Data block:
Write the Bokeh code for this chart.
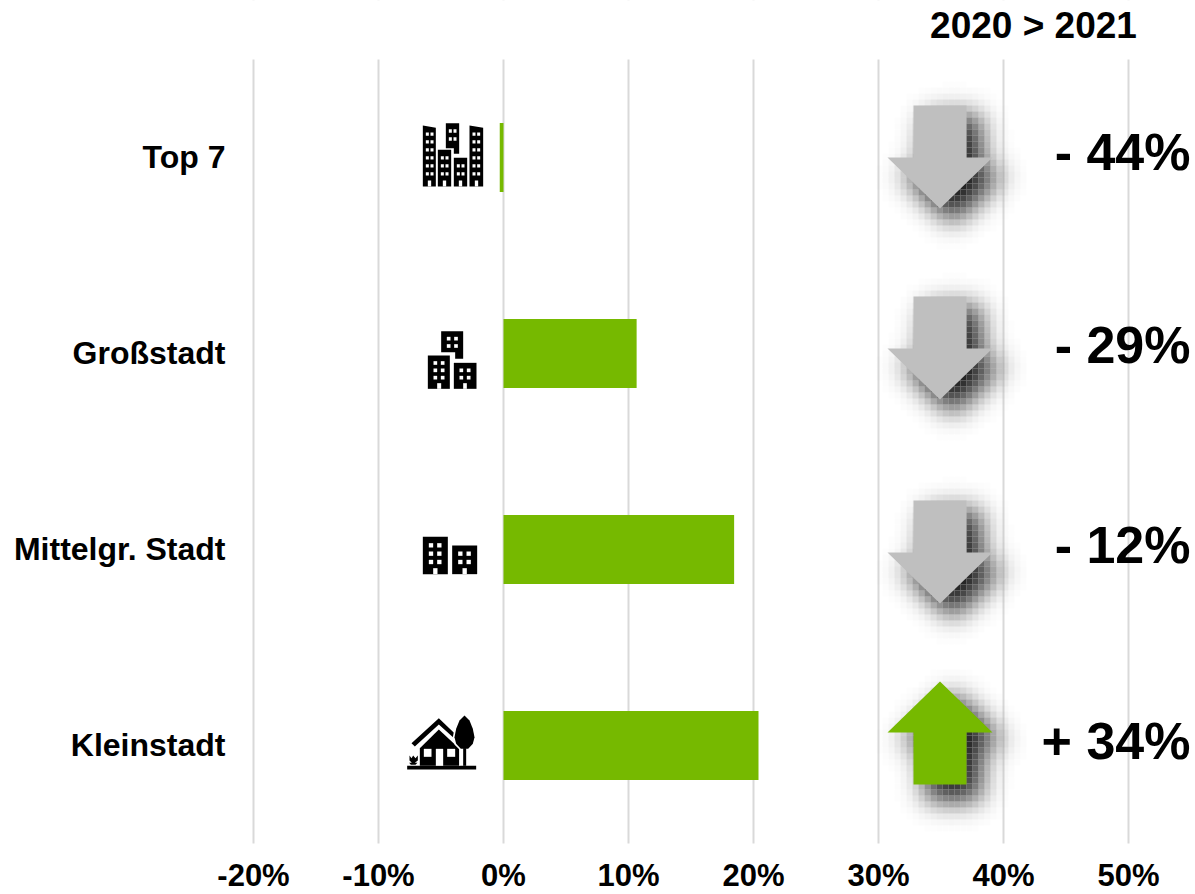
import numpy as np
from bokeh.embed import file_html
from bokeh.resources import INLINE
from bokeh.plotting import figure
from bokeh.models import Range1d, FixedTicker, PrintfTickFormatter
from bokeh.core.properties import value

categories = ["Top 7", "Großstadt", "Mittelgr. Stadt", "Kleinstadt"]
share_2021 = [-0.3, 10.65, 18.45, 20.4]
change_labels = ["- 44%", "- 29%", "- 12%", "+ 34%"]
change_dirs = [-1, -1, -1, 1]
tick_values = [-20, -10, 0, 10, 20, 30, 40, 50]
header = "2020 > 2021"

GREEN = "#76b900"
GREY = "#bfbfbf"
FONT = "Liberation Sans"
W, H = 1195, 894
AXIS_X, T, R, B = 235, 59, 1195, 843
PX_PER_PCT = 12.5
ZERO = 503
ROW_PX = 196
rows_y = [i + 0.5 for i in range(len(categories))]
label_y = [v - 0.005 for v in rows_y]

p = figure(width=W, height=H, output_backend="svg", toolbar_location=None,
           y_range=Range1d((H - T) / ROW_PX, -T / ROW_PX),
           x_range=Range1d(-ZERO / PX_PER_PCT, (R - ZERO) / PX_PER_PCT),
           min_border_left=0, min_border_right=0, min_border_top=0, min_border_bottom=0,
           outline_line_color=None, background_fill_color="white", border_fill_color="white")
p.extra_x_ranges = {"px": Range1d(0, R)}
p.extra_y_ranges = {"px": Range1d(H, 0)}

p.ygrid.visible = False
p.xgrid.grid_line_color = "#d9d9d9"
p.xgrid.grid_line_width = 2
p.xaxis.ticker = FixedTicker(ticks=tick_values)
p.xaxis.formatter = PrintfTickFormatter(format="%d%%")
p.xaxis.fixed_location = len(categories)
p.yaxis.ticker = FixedTicker(ticks=label_y)
p.yaxis.major_label_overrides = dict(zip(label_y, categories))
p.yaxis.fixed_location = (AXIS_X - ZERO) / PX_PER_PCT
for ax, off, size in ((p.xaxis, 8, "31px"), (p.yaxis, 4, "32px")):
    ax.axis_line_color = None
    ax.major_tick_line_color = None
    ax.minor_tick_line_color = None
    ax.major_label_text_font = FONT
    ax.major_label_text_font_style = "bold"
    ax.major_label_text_font_size = size
    ax.major_label_text_color = "black"
    ax.major_label_standoff = off

PX = dict(x_range_name="px", y_range_name="px")

# gridlines only span the plotting band
p.quad(left=[0, 0], right=[R, R], top=[0, B], bottom=[T, H], fill_color="white", line_color=None, **PX)

p.hbar(y=rows_y, left=0, right=share_2021, height=0.352, fill_color=GREEN, line_color=None)


def poly(points, color="black"):
    xs, ys = zip(*points)
    p.patch(list(xs), list(ys), fill_color=color, line_color=None, **PX)


def box(x0, y0, x1, y1, color="white"):
    p.quad(left=[x0], right=[x1], top=[y0], bottom=[y1], fill_color=color, line_color=None, **PX)


def building(ox, oy, outline, cols, rows, w, h, door=None):
    poly([(ox + a / 3, oy + b / 3) for a, b in outline])
    for c in cols:
        for r in rows:
            box(ox + c / 3, oy + r / 3, ox + (c + w) / 3, oy + (r + h) / 3)
    if door:
        box(ox + door[0] / 3, oy + door[1] / 3, ox + door[2] / 3, oy + door[3] / 3)


def rect(a, b, c, d):
    return [(a, b), (c, b), (c, d), (a, d)]


# icons
o = (400, 100)
rows = [96, 119, 143, 167, 191, 215]
building(*o, [(67, 75), (106, 82), (106, 258), (67, 258)], [76, 90], rows, 9, 10, (82, 240, 92, 258))
building(*o, [(207, 75), (248, 82), (248, 258), (207, 258)], [216, 230], rows, 9, 10, (223, 240, 233, 258))
building(*o, [(136, 68), (176, 68), (176, 160), (160, 160), (160, 143), (136, 143)], [145, 159], [86, 110], 9, 11)
building(*o, rect(112, 148, 152, 258), [121, 135], [167, 191, 215], 9, 10, (127, 240, 137, 258))
building(*o, rect(160, 172, 200, 258), [169, 183], [191, 215], 9, 10, (175, 240, 185, 258))

o = (400, 320)
building(*o, [(122, 32), (188, 32), (188, 115), (164, 115), (164, 95), (122, 95)], [139, 161], [49, 71], 11, 11)
building(*o, rect(82, 105, 148, 205), [99, 121], [122, 144, 166], 11, 11, (110, 188, 122, 205))
building(*o, rect(160, 127, 228, 205), [177, 199], [144, 166], 11, 11, (188, 188, 199, 205))

o = (400, 520)
building(*o, rect(67, 49, 142, 161), [85, 110], [68, 93, 118], 13, 13, (98, 143, 111, 161))
building(*o, rect(155, 75, 230, 161), [173, 198], [93, 118], 13, 13, (186, 143, 199, 161))

ox, oy = 395, 705
sc = lambda pts: [(ox + a / 3, oy + b / 3) for a, b in pts]
poly(sc([(35, 181), (242, 181), (242, 192), (35, 192)]))
poly(sc([(48, 113), (130, 38), (180, 86), (180, 102), (130, 57), (58, 123)]))
poly(sc([(73, 128), (130, 72), (192, 130), (192, 181), (73, 181)]))
poly(sc([(85, 130), (108, 130), (108, 154), (85, 154)]), "white")
poly(sc([(155, 130), (179, 130), (179, 154), (155, 154)]), "white")
poly(sc([(121, 130), (143, 130), (143, 181), (121, 181)]), "white")
tree = [(207, 30), (222, 45), (232, 70), (237, 95), (232, 115), (218, 130), (196, 130), (182, 115), (177, 95), (182, 70), (192, 45)]
cx, cy = 207, 85
poly(sc([(cx + (a - cx) * 1.18, cy + (b - cy) * 1.1) for a, b in tree]), "white")
poly(sc([(191, 130), (194, 130), (194, 181), (191, 181)]), "white")
poly(sc(tree))
poly(sc(rect(203, 128, 212, 181)))
poly(sc([(42, 150), (48, 158), (53, 150), (60, 158), (67, 150), (67, 165), (58, 172), (66, 172), (60, 178), (46, 178), (41, 172), (49, 172), (42, 165)]))


# arrows with their blurred, offset shadow
def gauss_blur(a, s):
    k = np.exp(-0.5 * (np.arange(-50, 51) / s) ** 2)
    k /= k.sum()
    a = np.apply_along_axis(lambda v: np.convolve(v, k, "same"), 0, a)
    return np.apply_along_axis(lambda v: np.convolve(v, k, "same"), 1, a)


def arrow(top, direction, color):
    # top: first pixel row of the arrow, 103px tall
    xm = 939.5
    if direction < 0:
        pts = [(913, top), (966, top), (966, top + 52), (992, top + 52), (xm, top + 103), (887, top + 52), (913, top + 52)]
    else:
        pts = [(xm, top), (992, top + 51), (966, top + 51), (966, top + 103), (913, top + 103), (913, top + 51), (887, top + 51)]
    block = 6
    x0, y0 = 858, top - 36
    nx, ny = 198, 192
    mask = np.zeros((ny, nx))
    dx, dy, grow = 13, 13, 1.1
    ycen = top + 51.5
    spts = [(xm + (a - xm) * grow + dx, ycen + (b - ycen) * grow + dy) for a, b in pts]
    for row in range(ny):
        y = y0 + row + 0.5
        xs = []
        for (a, b), (c, d) in zip(spts, spts[1:] + spts[:1]):
            if (b <= y) != (d <= y):
                xs.append(a + (y - b) / (d - b) * (c - a))
        xs.sort()
        for s, e in zip(xs[::2], xs[1::2]):
            i0, i1 = int(round(s - x0)), int(round(e - x0))
            mask[row, max(i0, 0):max(i1, 0)] = 1
    blur = gauss_blur(mask, 14)
    l, r, t, b, al = [], [], [], [], []
    for j in range(0, ny - block + 1, block):
        for i in range(0, nx - block + 1, block):
            v = blur[j:j + block, i:i + block].mean() ** 1.25 * 0.95
            if v > 0.006:
                l.append(x0 + i); r.append(x0 + i + block)
                t.append(y0 + j); b.append(y0 + j + block)
                al.append(float(v))
    p.quad(left=l, right=r, top=t, bottom=b, fill_color="black", fill_alpha=al, line_color=None, **PX)
    poly(pts, color)


arrow(105, change_dirs[0], GREY)
arrow(296, change_dirs[1], GREY)
arrow(500, change_dirs[2], GREY)
arrow(681, change_dirs[3], GREEN)

p.text(x=[1190] * 4, y=[151, 344, 544, 740], text=change_labels,
       text_font=value(FONT), text_font_style="bold", text_font_size="52px",
       text_align="right", text_baseline="middle", text_color="black", **PX)

p.text(x=[1033], y=[25], text=[header],
       text_font=value(FONT), text_font_style="bold", text_font_size="37px",
       text_align="center", text_baseline="middle", text_color="black", **PX)

open("out.html", "w").write(file_html(p, INLINE))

What is required: Repeat, with no pictures, each line from the beginning of the data through the line containing "from bokeh.core.properties import value", inclusive.

Finished task:
Write the Bokeh code for this chart.
import numpy as np
from bokeh.embed import file_html
from bokeh.resources import INLINE
from bokeh.plotting import figure
from bokeh.models import Range1d, FixedTicker, PrintfTickFormatter
from bokeh.core.properties import value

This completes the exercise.